REQUIREMENT =>
Please copy every line of the records below that holds the word "this".

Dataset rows
= = =

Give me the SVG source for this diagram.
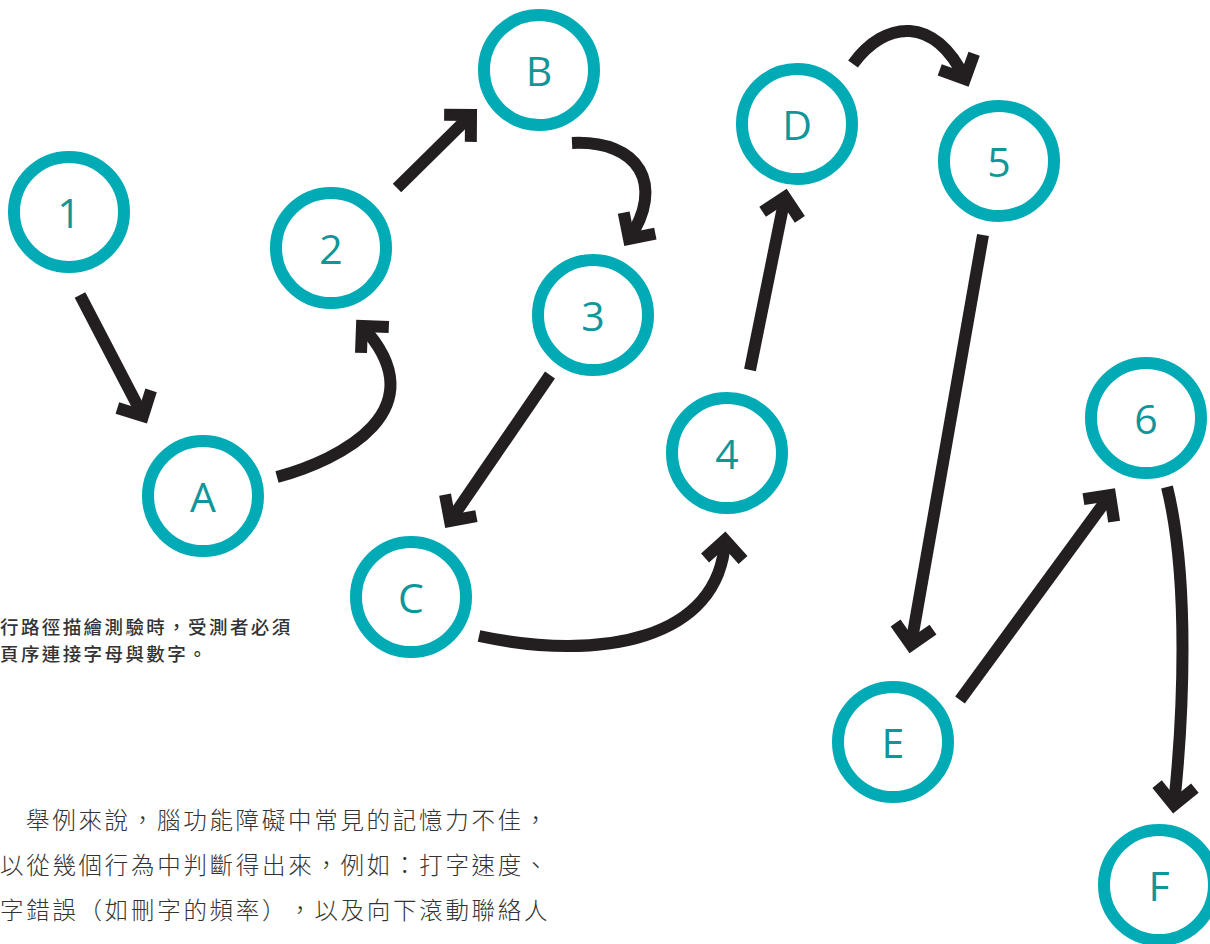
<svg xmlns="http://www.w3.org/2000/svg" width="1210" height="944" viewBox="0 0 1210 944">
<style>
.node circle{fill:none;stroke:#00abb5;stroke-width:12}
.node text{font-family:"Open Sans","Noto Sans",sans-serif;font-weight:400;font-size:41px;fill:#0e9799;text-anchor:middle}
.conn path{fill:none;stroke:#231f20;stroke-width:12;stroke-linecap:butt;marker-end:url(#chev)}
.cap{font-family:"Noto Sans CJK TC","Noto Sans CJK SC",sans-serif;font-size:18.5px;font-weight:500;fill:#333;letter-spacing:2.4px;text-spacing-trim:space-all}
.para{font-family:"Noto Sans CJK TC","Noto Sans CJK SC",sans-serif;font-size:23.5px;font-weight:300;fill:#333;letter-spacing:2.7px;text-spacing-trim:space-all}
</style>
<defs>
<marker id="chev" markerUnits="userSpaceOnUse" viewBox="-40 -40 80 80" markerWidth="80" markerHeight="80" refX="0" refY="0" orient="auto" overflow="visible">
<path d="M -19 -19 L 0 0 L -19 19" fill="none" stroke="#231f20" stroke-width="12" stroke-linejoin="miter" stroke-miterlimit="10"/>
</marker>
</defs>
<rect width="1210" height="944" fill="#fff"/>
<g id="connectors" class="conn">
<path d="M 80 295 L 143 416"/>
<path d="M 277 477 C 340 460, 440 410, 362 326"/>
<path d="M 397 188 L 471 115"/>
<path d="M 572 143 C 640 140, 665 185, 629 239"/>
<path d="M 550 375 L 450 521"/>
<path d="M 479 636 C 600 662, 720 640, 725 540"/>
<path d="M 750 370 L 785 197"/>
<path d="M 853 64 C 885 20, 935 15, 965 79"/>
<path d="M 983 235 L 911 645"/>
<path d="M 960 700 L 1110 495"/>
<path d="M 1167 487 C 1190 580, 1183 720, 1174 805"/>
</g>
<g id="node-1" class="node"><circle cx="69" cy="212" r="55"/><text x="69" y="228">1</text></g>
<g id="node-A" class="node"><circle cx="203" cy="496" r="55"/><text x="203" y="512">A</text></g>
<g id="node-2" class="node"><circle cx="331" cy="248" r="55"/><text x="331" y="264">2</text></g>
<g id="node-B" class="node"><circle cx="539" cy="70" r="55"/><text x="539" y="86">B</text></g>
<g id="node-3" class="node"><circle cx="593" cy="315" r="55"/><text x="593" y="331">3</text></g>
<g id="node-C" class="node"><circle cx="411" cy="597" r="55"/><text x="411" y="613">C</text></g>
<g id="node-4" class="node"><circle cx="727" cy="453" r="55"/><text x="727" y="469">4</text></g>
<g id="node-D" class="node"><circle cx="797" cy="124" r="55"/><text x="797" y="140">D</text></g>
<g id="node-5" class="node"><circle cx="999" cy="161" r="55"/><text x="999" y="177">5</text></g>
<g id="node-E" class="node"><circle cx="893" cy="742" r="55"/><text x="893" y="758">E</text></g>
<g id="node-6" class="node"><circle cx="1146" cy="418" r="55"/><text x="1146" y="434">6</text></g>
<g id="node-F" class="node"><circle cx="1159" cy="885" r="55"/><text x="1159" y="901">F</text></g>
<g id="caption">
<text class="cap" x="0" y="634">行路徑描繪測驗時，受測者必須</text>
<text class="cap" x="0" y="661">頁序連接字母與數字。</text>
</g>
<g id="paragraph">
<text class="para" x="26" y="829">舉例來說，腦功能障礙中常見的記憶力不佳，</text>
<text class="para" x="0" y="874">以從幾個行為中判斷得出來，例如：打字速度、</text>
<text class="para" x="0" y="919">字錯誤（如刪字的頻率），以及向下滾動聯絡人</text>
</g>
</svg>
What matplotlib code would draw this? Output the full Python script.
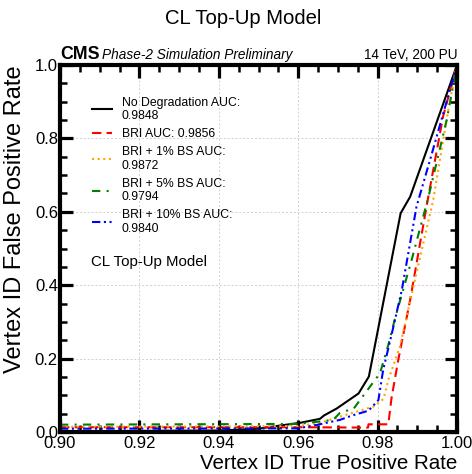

= = =

CORRECT RESULT =>
Give me the SVG source for this diagram.
What matplotlib code would draw this? Output the full Python script.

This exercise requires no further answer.